I work with women from a variety of lifting backgrounds. Many do not have specific goals: I’m bored with ____ template; I’m inconsistent on my own; or I want to stay strong and healthy for as long as possible.
But when they have specific goals – first pull-up, lose 20 lbs, deadlift 300 lbs, increase flexibility (this much) – they ask, “How long will it take?”
“How long will it take?” is not about time-frame.
Instead, this question is about expectations, confidence in one’s own ability to follow-through with the necessary work required, + trust in the coach/process.
Here’s the thing – we want to be challenged. We want someone to see the possibilities in ourselves that we cannot.
But It’s difficult to endure hard things when you don’t know what to expect. What I’ve learned from coaching over the past 11+ years is that if you expect difficulties, reality is often (not always) much better and easier than the pain we’ve predicted.
We desire + need the thrill of uncertainty and also want an interpreter through the experience… someone who’s been there; someone who knows what this should feel like; someone who can guide them through the experience. This is why people hire a coach.
I used to try to eliminate bad feelings and fear in myself + my client with a constant drip of positivity. Always motivating. Always inspiring. Always defeating negative thoughts.
But that neither helped me nor my clients. The reality is that life is tough, goals are hard to attain, and it isn’t always easy. Instead, the path to the top of the mountain is paved with ACCEPTANCE because discomfort is the price of entry to success.
The top 1% in any sport don’t feel less pain or fewer negative thoughts than you. They simply have more exposure + practice navigating through them.
I take a Filipino martial art called Eskrima. Sometimes you want to shut an attack down head-on, absorb your opponent’s energy, and use it against them. Aiming to defeat fear with positivity is like this – a head-to-head attack + defense.
The problem is that this is a battle of wills. And I assure you fear is stronger than you.

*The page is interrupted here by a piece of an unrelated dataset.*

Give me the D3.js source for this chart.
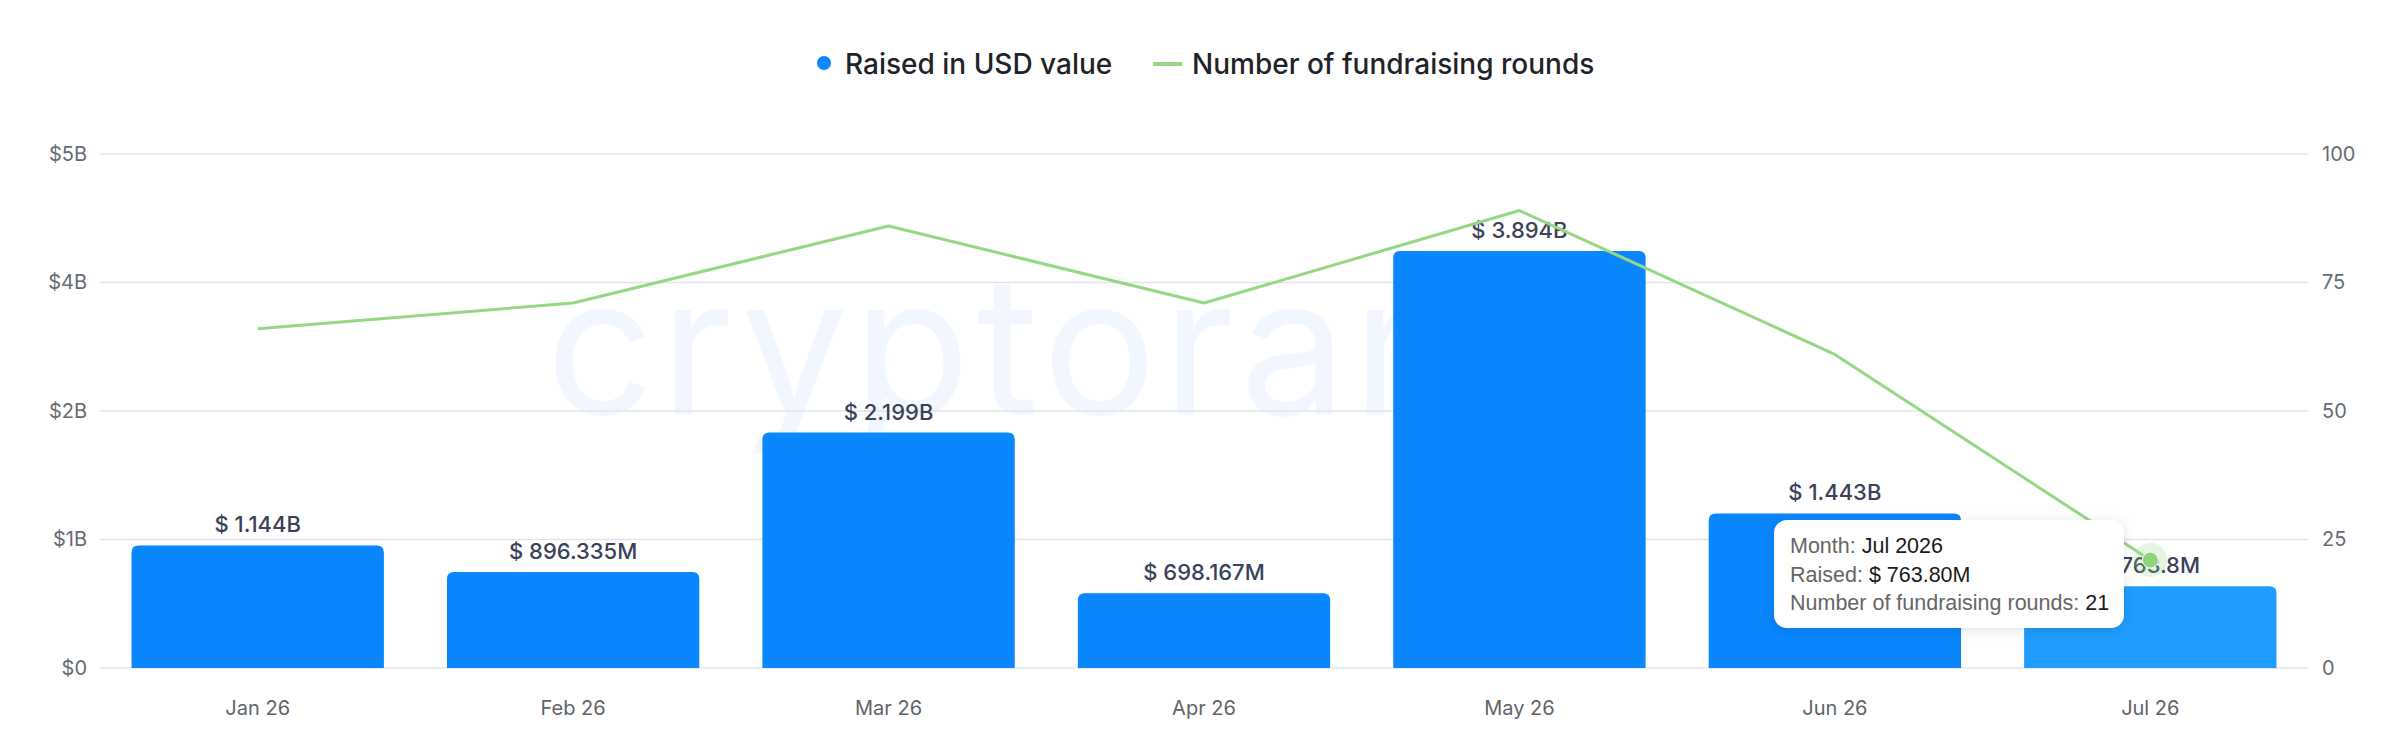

You must also have the skill of disarming fear… which I do not believe we have as it is an instinct evolved to PROTECT US from threatening events (perception or reality).
Another way to defend against an attack in Eskrima is called an Outside Sweep. In this strategy, you side-step to deflect the attack and your opponent’s energy. This gives you OPTIONS to run away OR stay and fight. A better strategy for dealing with fear + discomfort is the outside sweep.
You can train yourself to deflect the head-on battle with fear, to interact with it, and come out winning. This is how…
I coach clients to expect pain, expect discomfort, and expect fear and limiting beliefs. I also coach them how to interact with pain, discomfort, fear, and limiting beliefs.
First – accept that discomfort, challenge, and fear are part of this process. You cannot climb to the top without feeling them. And if you do… it’s clearly not the top.
Second – get comfortable with discomfort, challenge, fear, and mental blocks. NAME THEM. When you name a thing, out loud, it will lose some of its power over you. ACCEPT they are with you, maybe part of you, and you recognize and see it.
Three – Act anyway. Lift anyway. Take the last rep anyway. Go. The path to the top, to the goal, to the win is ONLY through repeat exposure through these three steps.
I work with many lifters who have experienced prior injuries and have fear around certain lifts and/or certain weights.
They are all good … until we go there. And their world falls apart.
This is NORMAL! It’s a protective mechanism.
Instead… I set expectations for their mental game + we create a strategy for their lifts.
We do not try to ELIMINATE the fear by “trying harder” or “ignoring it”.
Instead I acknowledge and accept what they are feeling and what they fear. It’s there. It’s real. It is.
And we create a plan, with steps, for how they will respond with the fear with courage. It could be a visualization process. Or writing down step-by-step what they will do.
The confidence this process produces is priceless. It’s self-confidence and autonomy that cannot be bought, only earned. And it creates better lifters and better humans.
Share a time when you tried to battle fear. Were you successful?